This project explores the application of Recurrent Neural Networks (RNNs) to predict daily bike-sharing trips. The primary goal is to develop and evaluate models that can accurately forecast the number of bike trips, which can be beneficial for bike-sharing companies to optimize their operations and resources.
You can find the code at: https://github.com/jmdtanalyst/Bike_Sharing_Trip_Prediction_RNN
Data Source: The dataset consists of daily bike-sharing trip records.
Data Ingestion: Utilized Apache Hadoop and PySpark to handle large datasets efficiently.
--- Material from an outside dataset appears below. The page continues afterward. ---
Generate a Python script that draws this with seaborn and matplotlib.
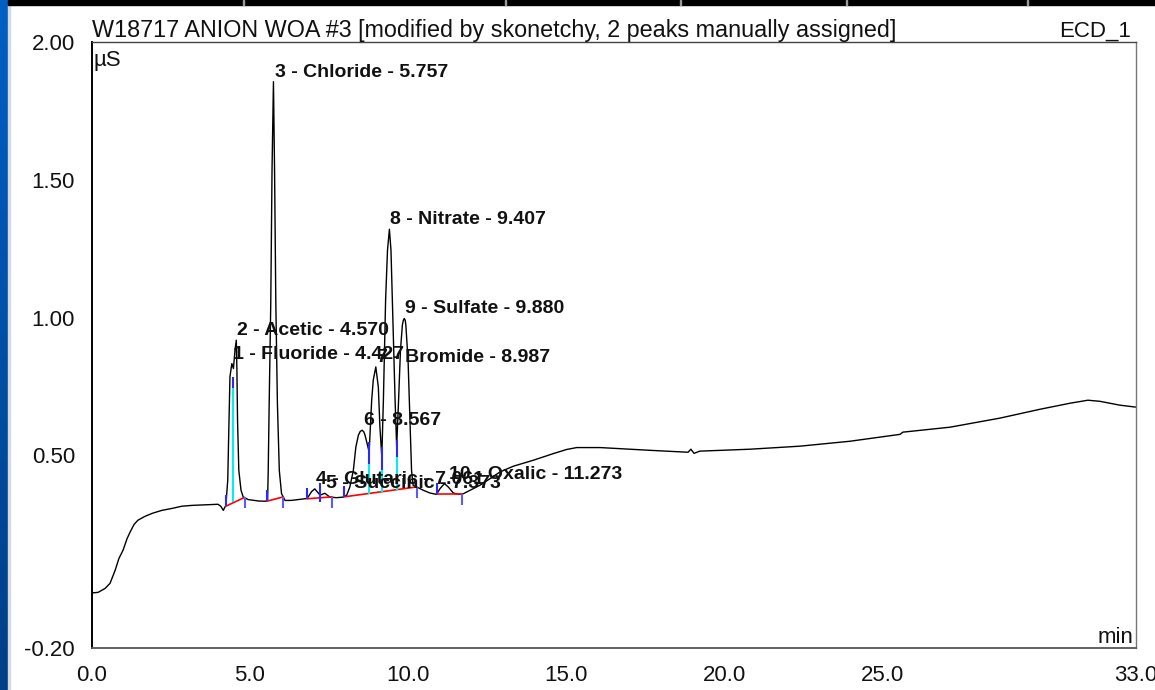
import numpy as np
import pandas as pd
import matplotlib
matplotlib.use("Agg")
import matplotlib.pyplot as plt
import seaborn as sns
from matplotlib.patches import Rectangle
from matplotlib.colors import LinearSegmentedColormap

# ---------------- data ----------------
time_min = [0.00, 0.20, 0.42, 0.58, 0.74, 0.86, 0.99, 1.12, 1.21, 1.34, 1.46, 1.68,
             1.91, 2.22, 2.54, 2.85, 3.17, 3.58, 3.99, 4.08, 4.16, 4.24, 4.30, 4.34,
             4.37, 4.43, 4.48, 4.53, 4.57, 4.59, 4.61, 4.65, 4.72, 4.79, 4.95, 5.27,
             5.48, 5.56, 5.58, 5.61, 5.66, 5.70, 5.745, 5.78, 5.82, 5.87, 5.93, 6.00,
             6.11, 6.30, 6.58, 6.81, 6.95, 7.05, 7.13, 7.22, 7.37, 7.53, 7.74, 7.95,
             8.06, 8.16, 8.27, 8.35, 8.43, 8.49, 8.55, 8.60, 8.64, 8.72, 8.77, 8.85,
             8.90, 8.98, 9.06, 9.11, 9.17, 9.22, 9.29, 9.35, 9.41, 9.46, 9.52, 9.59,
             9.64, 9.70, 9.76, 9.82, 9.85, 9.88, 9.91, 9.93, 10.00, 10.06, 10.11, 10.16,
             10.27, 10.48, 10.69, 10.90, 11.01, 11.15, 11.27, 11.43, 11.59, 11.74, 11.96,
             12.27, 12.59, 12.90, 13.32, 13.96, 14.59, 15.01, 15.33, 16.07, 17.65, 18.85,
             18.94, 19.04, 19.22, 20.80, 22.38, 23.97, 25.55, 25.64, 27.13, 28.71, 29.97,
             30.92, 31.49, 31.87, 32.50, 33.00]
signal_uS = [0.000, 0.002, 0.016, 0.035, 0.082, 0.125, 0.155, 0.198, 0.220, 0.249, 0.264, 0.278,
             0.289, 0.300, 0.307, 0.315, 0.318, 0.320, 0.322, 0.315, 0.300, 0.318, 0.409, 0.627,
             0.785, 0.833, 0.815, 0.882, 0.918, 0.809, 0.627, 0.445, 0.373, 0.348, 0.339, 0.334,
             0.333, 0.336, 0.445, 0.688, 1.052, 1.536, 1.857, 1.536, 1.052, 0.688, 0.445, 0.361,
             0.336, 0.336, 0.340, 0.343, 0.368, 0.378, 0.367, 0.355, 0.362, 0.348, 0.346, 0.348,
             0.355, 0.385, 0.445, 0.530, 0.573, 0.587, 0.591, 0.585, 0.573, 0.536, 0.512, 0.700,
             0.773, 0.821, 0.748, 0.603, 0.494, 0.700, 1.064, 1.245, 1.321, 1.245, 0.991, 0.700,
             0.530, 0.700, 0.882, 0.973, 0.990, 0.997, 0.990, 0.973, 0.845, 0.627, 0.445, 0.391,
             0.385, 0.373, 0.363, 0.358, 0.379, 0.397, 0.385, 0.363, 0.358, 0.360, 0.373,
             0.391, 0.415, 0.439, 0.460, 0.482, 0.506, 0.521, 0.528, 0.528, 0.518, 0.511,
             0.522, 0.507, 0.515, 0.522, 0.533, 0.551, 0.576, 0.584, 0.602, 0.635, 0.667,
             0.689, 0.700, 0.696, 0.682, 0.675]

peak_ids = [1, 2, 3, 4, 5, 6, 7, 8, 9, 10]
peak_names = ["Fluoride", "Acetic", "Chloride", "Glutaric", "Succinic", "",
              "Bromide", "Nitrate", "Sulfate", "Oxalic"]
peak_rt = [4.427, 4.570, 5.757, 7.061, 7.373, 8.567, 8.987, 9.407, 9.880, 11.273]
peak_height = [0.833, 0.918, 1.857, 0.378, 0.362, 0.591, 0.821, 1.321, 0.997, 0.397]

# integration baselines (start time/value, end time/value)
base_t0 = [4.24, 5.53, 6.81, 7.98, 10.90]
base_v0 = [0.315, 0.333, 0.342, 0.349, 0.358]
base_t1 = [4.83, 6.06, 7.60, 10.27, 11.71]
base_v1 = [0.347, 0.349, 0.349, 0.385, 0.358]

# perpendicular drops between fused peaks
drop_t = [4.48, 8.77, 9.17, 9.64]
drop_base = [0.330, 0.361, 0.368, 0.375]
drop_blue_lo = [0.743, 0.470, 0.445, 0.494]
drop_blue_hi = [0.785, 0.548, 0.530, 0.555]
mark_t = [7.22]
mark_lo = [0.330]
mark_hi = [0.400]

x_major = [0, 5, 10, 15, 20, 25, 30, 33]
x_labels = ["0.0", "5.0", "10.0", "15.0", "20.0", "25.0", "", "33.0"]
y_major = [-0.2, 0.0, 0.5, 1.0, 1.5, 2.0]
y_labels = ["-0.20", "", "0.50", "1.00", "1.50", "2.00"]

title = "W18717 ANION WOA #3 [modified by skonetchy, 2 peaks manually assigned]"
channel = "ECD_1"

# ---------------- figure ----------------
sns.set_style("white")
plt.rcParams["font.family"] = ["Liberation Sans", "DejaVu Sans"]

W, H = 1155, 690
fig = plt.figure(figsize=(W / 100, H / 100), dpi=100)
fig.patch.set_facecolor("white")

ax = fig.add_axes([91.7 / W, 1 - 648 / H, (1135.7 - 91.7) / W, (648 - 42.3) / H])

df = pd.DataFrame({"time": time_min, "signal": signal_uS})
sns.lineplot(data=df, x="time", y="signal", ax=ax, color="black", lw=1.0,
             estimator=None, sort=False, zorder=2)

ax.set_xlim(0, 33)
ax.set_ylim(-0.2, 2.0)
ax.set_xlabel("")
ax.set_ylabel("")
ax.set_xticks(x_major)
ax.set_xticklabels(x_labels)
ax.set_xticks(np.arange(0, 34, 1), minor=True)
ax.set_yticks(y_major)
ax.set_yticklabels(y_labels)
ax.set_yticks(np.arange(-0.2, 2.01, 0.1), minor=True)
ax.tick_params(axis="both", which="major", direction="out", length=10.5, width=1.2,
               color="#555555", labelsize=16, pad=1.5, labelcolor="#111111")
ax.tick_params(axis="both", which="minor", direction="out", length=4.8, width=1.1,
               color="#555555")

for side, c, w in [("left", "black", 1.4), ("bottom", "#555555", 1.3),
                   ("top", "#444444", 1.0), ("right", "#777777", 1.0)]:
    ax.spines[side].set_color(c)
    ax.spines[side].set_linewidth(w)
    ax.spines[side].set_visible(True)

# baselines and delimiters
for t0, v0, t1, v1 in zip(base_t0, base_v0, base_t1, base_v1):
    ax.plot([t0, t1], [v0, v1], color="red", lw=1.2, zorder=3)
ax.vlines(base_t0, base_v0, [v + 0.04 for v in base_v0], color="#2a2aff", lw=1.5, zorder=4)
ax.vlines(base_t1, [v - 0.04 for v in base_v1], base_v1, color="#5a5aff", lw=1.5, zorder=4)
ax.vlines(drop_t, drop_base, drop_blue_lo, color="#00f0f0", lw=1.5, zorder=3)
ax.vlines(drop_t, drop_blue_lo, drop_blue_hi, color="#2a2aff", lw=1.5, zorder=4)
ax.vlines(mark_t, mark_lo, mark_hi, color="#2a2aff", lw=1.5, zorder=4)

# peak labels
for pid, name, rt, h in zip(peak_ids, peak_names, peak_rt, peak_height):
    txt = f"{pid} - {name} - {rt:.3f}" if name else f"{pid} - {rt:.3f}"
    ax.annotate(txt, xy=(rt, h), xytext=(1, 5), textcoords="offset pixels",
                ha="left", va="baseline", fontsize=14, fontweight="bold",
                color="#111111", zorder=5, annotation_clip=False)

ax.text(0.002, 0.987, "µS", transform=ax.transAxes, fontsize=16, va="top", ha="left",
        color="#111111")
ax.text(0.9975, 0.008, "min", transform=ax.transAxes, fontsize=16, va="baseline",
        ha="right", color="#111111")

fig.text(91.7 / W, 1 - 37 / H, title, fontsize=16.8, ha="left", va="baseline", color="#111111")
fig.text(1131 / W, 1 - 37 / H, channel, fontsize=16, ha="right", va="baseline", color="#111111")

# window frame pieces (left blue strip, top black bar)
gax = fig.add_axes([0, 0, 8 / W, 1])
gax.imshow(np.linspace(0, 1, 256).reshape(-1, 1), aspect="auto",
           cmap=LinearSegmentedColormap.from_list("strip", ["#0060c4", "#003f86"]))
gax.axis("off")
fig.patches.append(Rectangle((8 / W, 0), 2 / W, 1 - 5 / H, transform=fig.transFigure,
                             color="#d4dae2", zorder=10))
fig.patches.append(Rectangle((8 / W, 1 - 5 / H), 1, 5 / H, transform=fig.transFigure,
                             color="black", zorder=10))
for px in [243, 505, 680, 846, 1027]:
    fig.patches.append(Rectangle((px / W, 1 - 5 / H), 1 / W, 5 / H, transform=fig.transFigure,
                                 color="#9a9a9a", zorder=11))

fig.savefig("out.png", dpi=100)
CSV files were loaded into a Spark DataFrame and saved on the Hadoop Distributed File System (HDFS).
Data Cleaning and Transformation: The data was cleaned and transformed using PySpark, including converting timestamps to dates and aggregating trip counts by day.
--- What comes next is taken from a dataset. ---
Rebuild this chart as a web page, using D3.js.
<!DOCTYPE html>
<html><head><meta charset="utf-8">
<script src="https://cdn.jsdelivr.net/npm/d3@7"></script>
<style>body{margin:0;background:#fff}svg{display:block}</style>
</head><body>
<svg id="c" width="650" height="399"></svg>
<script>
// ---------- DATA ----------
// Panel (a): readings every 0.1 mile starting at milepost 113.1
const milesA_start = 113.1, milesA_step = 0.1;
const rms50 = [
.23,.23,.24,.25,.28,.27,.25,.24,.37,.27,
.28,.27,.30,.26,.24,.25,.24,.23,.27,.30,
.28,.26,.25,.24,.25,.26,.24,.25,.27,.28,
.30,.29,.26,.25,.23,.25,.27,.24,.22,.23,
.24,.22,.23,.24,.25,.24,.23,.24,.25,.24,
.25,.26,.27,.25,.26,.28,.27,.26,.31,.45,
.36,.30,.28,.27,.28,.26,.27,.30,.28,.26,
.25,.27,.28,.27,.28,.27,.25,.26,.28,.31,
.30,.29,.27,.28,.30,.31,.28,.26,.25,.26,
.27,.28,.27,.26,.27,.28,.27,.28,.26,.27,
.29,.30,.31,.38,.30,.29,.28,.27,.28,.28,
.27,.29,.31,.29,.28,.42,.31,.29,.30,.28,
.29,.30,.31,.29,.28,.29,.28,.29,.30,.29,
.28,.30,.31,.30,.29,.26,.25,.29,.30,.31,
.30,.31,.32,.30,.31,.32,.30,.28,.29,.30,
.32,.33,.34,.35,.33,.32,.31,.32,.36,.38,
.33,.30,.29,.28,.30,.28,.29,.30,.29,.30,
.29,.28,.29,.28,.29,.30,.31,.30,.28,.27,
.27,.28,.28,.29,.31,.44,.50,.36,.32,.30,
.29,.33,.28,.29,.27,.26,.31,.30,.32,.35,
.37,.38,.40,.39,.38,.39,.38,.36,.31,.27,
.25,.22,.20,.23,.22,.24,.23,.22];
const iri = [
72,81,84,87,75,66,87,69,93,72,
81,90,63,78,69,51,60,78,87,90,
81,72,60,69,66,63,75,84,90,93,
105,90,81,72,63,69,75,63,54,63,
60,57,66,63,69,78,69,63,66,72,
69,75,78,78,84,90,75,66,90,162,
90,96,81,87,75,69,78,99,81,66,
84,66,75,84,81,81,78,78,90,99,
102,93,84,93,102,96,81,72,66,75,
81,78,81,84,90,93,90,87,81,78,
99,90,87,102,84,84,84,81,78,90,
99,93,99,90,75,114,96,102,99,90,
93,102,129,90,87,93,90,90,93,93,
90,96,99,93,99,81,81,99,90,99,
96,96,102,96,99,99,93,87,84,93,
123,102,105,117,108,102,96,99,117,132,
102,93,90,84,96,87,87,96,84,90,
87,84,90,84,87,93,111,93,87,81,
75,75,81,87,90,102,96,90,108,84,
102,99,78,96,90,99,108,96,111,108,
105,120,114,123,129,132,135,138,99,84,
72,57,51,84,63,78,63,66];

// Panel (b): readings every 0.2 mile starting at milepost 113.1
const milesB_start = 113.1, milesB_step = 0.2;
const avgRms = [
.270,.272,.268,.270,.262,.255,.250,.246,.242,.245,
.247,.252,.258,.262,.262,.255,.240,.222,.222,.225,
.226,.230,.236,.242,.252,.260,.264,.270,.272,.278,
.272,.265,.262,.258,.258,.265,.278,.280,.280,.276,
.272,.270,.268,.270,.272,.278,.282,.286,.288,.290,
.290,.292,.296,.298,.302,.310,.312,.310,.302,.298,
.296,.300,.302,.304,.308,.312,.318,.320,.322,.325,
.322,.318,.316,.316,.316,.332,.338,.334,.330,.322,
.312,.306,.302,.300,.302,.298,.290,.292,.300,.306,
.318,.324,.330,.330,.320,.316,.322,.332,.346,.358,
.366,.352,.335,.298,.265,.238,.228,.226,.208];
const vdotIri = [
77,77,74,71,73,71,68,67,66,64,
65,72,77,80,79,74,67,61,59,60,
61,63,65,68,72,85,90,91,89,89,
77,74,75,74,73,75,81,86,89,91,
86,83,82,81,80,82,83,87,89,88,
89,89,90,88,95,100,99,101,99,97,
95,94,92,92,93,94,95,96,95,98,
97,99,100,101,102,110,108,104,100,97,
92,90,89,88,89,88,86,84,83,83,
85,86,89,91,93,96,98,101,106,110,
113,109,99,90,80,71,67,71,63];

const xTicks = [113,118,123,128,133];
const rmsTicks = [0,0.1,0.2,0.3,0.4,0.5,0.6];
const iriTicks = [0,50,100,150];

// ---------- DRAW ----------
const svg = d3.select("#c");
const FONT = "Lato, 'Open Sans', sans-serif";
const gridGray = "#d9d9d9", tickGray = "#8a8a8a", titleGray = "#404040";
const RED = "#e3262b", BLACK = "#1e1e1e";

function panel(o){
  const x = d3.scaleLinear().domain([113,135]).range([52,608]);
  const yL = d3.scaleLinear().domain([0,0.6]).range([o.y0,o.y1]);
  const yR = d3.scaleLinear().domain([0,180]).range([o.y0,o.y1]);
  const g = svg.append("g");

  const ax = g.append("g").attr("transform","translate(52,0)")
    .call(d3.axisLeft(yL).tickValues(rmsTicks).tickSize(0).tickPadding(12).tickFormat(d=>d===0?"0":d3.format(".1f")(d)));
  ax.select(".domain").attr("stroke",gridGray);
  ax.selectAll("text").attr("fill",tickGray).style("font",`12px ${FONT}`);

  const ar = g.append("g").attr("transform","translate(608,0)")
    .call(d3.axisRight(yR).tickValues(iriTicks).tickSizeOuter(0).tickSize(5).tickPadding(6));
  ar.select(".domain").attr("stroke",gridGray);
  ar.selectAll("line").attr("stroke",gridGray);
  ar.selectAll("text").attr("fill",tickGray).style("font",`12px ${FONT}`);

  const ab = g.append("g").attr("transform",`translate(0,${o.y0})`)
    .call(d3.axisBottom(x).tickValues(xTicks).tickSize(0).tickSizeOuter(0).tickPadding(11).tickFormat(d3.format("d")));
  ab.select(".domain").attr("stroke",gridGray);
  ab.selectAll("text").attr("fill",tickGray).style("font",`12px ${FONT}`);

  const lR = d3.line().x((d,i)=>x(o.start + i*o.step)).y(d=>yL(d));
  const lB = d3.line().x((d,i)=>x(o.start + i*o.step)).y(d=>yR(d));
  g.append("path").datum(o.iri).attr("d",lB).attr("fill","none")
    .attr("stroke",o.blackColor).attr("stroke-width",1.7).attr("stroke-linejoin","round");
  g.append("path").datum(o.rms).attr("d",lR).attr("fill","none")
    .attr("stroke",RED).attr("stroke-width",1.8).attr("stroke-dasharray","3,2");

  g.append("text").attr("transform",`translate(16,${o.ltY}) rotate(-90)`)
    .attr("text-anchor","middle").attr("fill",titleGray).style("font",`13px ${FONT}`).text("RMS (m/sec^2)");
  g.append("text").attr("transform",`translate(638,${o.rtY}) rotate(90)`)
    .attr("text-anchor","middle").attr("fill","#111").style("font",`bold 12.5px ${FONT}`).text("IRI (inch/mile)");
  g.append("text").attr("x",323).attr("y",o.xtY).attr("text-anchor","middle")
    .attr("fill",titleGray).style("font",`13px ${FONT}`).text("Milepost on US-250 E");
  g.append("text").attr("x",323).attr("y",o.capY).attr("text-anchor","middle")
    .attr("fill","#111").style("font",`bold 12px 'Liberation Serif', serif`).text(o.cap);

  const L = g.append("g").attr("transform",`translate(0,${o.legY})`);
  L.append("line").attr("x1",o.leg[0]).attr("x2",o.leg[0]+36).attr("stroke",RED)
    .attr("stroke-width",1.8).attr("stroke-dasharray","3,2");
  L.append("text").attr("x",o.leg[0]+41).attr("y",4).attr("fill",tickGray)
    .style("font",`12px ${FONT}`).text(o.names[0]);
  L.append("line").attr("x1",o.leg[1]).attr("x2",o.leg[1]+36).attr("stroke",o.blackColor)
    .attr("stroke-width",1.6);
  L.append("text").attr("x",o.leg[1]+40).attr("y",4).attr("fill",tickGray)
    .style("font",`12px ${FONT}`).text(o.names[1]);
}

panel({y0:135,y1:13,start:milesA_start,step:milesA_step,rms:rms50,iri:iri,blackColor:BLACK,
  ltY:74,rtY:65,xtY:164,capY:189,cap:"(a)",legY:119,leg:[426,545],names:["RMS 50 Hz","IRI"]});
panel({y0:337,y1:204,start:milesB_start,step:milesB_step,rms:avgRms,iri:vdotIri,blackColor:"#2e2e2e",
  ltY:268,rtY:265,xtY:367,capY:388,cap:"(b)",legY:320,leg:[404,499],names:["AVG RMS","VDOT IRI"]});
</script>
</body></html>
Descriptive Statistics: Analyzed the central tendency, variability, and range of daily trips.
Distribution Analysis: Examined the distribution and skewness of total trips per day.
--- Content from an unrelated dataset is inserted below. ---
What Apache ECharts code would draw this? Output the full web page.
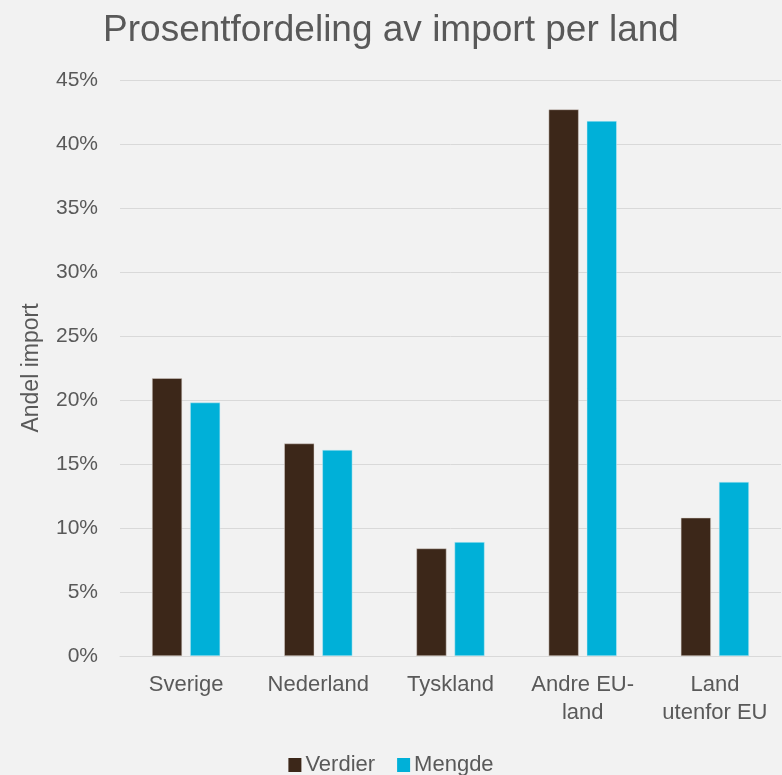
<!DOCTYPE html>
<html>
<head>
<meta charset="utf-8">
<script src="https://cdn.jsdelivr.net/npm/echarts@6/dist/echarts.min.js"></script>
<style>
  html, body { margin: 0; padding: 0; background: #f2f2f2; }
  #chart { width: 782px; height: 775px; }
</style>
</head>
<body>
<div id="chart"></div>
<script>
  // land / kategorier
  var categories = ['Sverige', 'Nederland', 'Tyskland', 'Andre EU-\nland', 'Land\nutenfor EU'];
  // andel import i prosent
  var verdier = [21.7, 16.6, 8.4, 42.7, 10.8];
  var mengde = [19.8, 16.1, 8.9, 41.8, 13.6];

  var chart = echarts.init(document.getElementById('chart'));
  var font = 'Liberation Sans, Arial, sans-serif';

  var option = {
    backgroundColor: '#f2f2f2',
    title: {
      text: 'Prosentfordeling av import per land',
      left: 'center',
      top: 7,
      textStyle: {
        fontFamily: font,
        fontWeight: 'normal',
        fontSize: 37,
        color: '#595959'
      }
    },
    legend: {
      top: 749,
      left: 'center',
      itemWidth: 13,
      itemHeight: 14,
      itemGap: 22,
      icon: 'rect',
      itemStyle: { borderWidth: 0 },
      textStyle: {
        fontFamily: font,
        fontSize: 22,
        color: '#595959',
        padding: [0, 0, 0, -1]
      },
      data: ['Verdier', 'Mengde']
    },
    grid: {
      left: 120,
      right: 1,
      top: 80,
      bottom: 119
    },
    xAxis: {
      type: 'category',
      data: categories,
      axisLine: { lineStyle: { color: '#d9d9d9', width: 1 } },
      axisTick: { show: false },
      axisLabel: {
        interval: 0,
        hideOverlap: false,
        fontFamily: font,
        fontSize: 22,
        color: '#595959',
        lineHeight: 28,
        margin: 15
      }
    },
    yAxis: {
      type: 'value',
      min: 0,
      max: 45,
      interval: 5,
      name: 'Andel import',
      nameLocation: 'middle',
      nameGap: 77,
      nameTextStyle: {
        fontFamily: font,
        fontSize: 23,
        color: '#595959'
      },
      axisLine: { show: false },
      axisTick: { show: false },
      axisLabel: {
        fontFamily: font,
        fontSize: 21,
        color: '#595959',
        margin: 22,
        formatter: '{value}%'
      },
      splitLine: { lineStyle: { color: '#d9d9d9', width: 1 } }
    },
    series: [{
      name: 'Verdier',
      type: 'bar',
      data: verdier,
      barWidth: 30,
      barGap: '27%',
      itemStyle: { color: '#3c2719', borderColor: '#d8d0ca', borderWidth: 0.5 }
    }, {
      name: 'Mengde',
      type: 'bar',
      data: mengde,
      barWidth: 30,
      itemStyle: { color: '#00b0d8', borderColor: '#c8ecf5', borderWidth: 0.5 }
    }]
  };
  chart.setOption(option);
</script>
</body>
</html>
Visualization: Created histograms, box plots, and scatter plots to identify patterns and outliers.
Seasonality and Trend Analysis: Decomposed the time series data to extract trend, seasonality, and residual components.
Three models were developed and evaluated:
Simple LSTM: A basic Long Short-Term Memory (LSTM) model with a single LSTM layer.
LSTM with Hyperparameters: An enhanced LSTM model with multiple layers, dropout regularization, and hyperparameter tuning.
GRU Model: A Gated Recurrent Unit (GRU) model with a similar architecture to the enhanced LSTM.
Training: Models were trained using TensorFlow, with a look-back period of 1 day for input sequences.
Evaluation Metrics: Root Mean Squared Error (RMSE) was used to evaluate model performance on training and test datasets.
Results: The GRU model achieved the best performance with the lowest RMSE on the test set, indicating its robustness in capturing temporal dependencies.
Seasonal Patterns: The data exhibited clear seasonal patterns, with higher ridership in warmer months and weekdays.
Model Performance: While the GRU model performed slightly better, all models showed limitations in prediction accuracy, suggesting that additional features (e.g., weather data, holidays) could improve performance.
Future Work: Incorporating more contextual data and experimenting with different model architectures and hyperparameters could further enhance prediction accuracy.
Time Series Decomposition: Visualized the trend, seasonality, and residual components of the time series data.
Model Predictions: Plotted the actual vs. predicted trip counts for both training and test sets to illustrate model performance.
Data Processing: Apache Hadoop, PySpark
Modeling: TensorFlow, Keras
Visualization: Matplotlib, Seaborn
Programming Languages: Python
This project demonstrates the potential of RNNs for time series forecasting in the context of bike-sharing systems, highlighting both the strengths and areas for improvement in predictive modeling.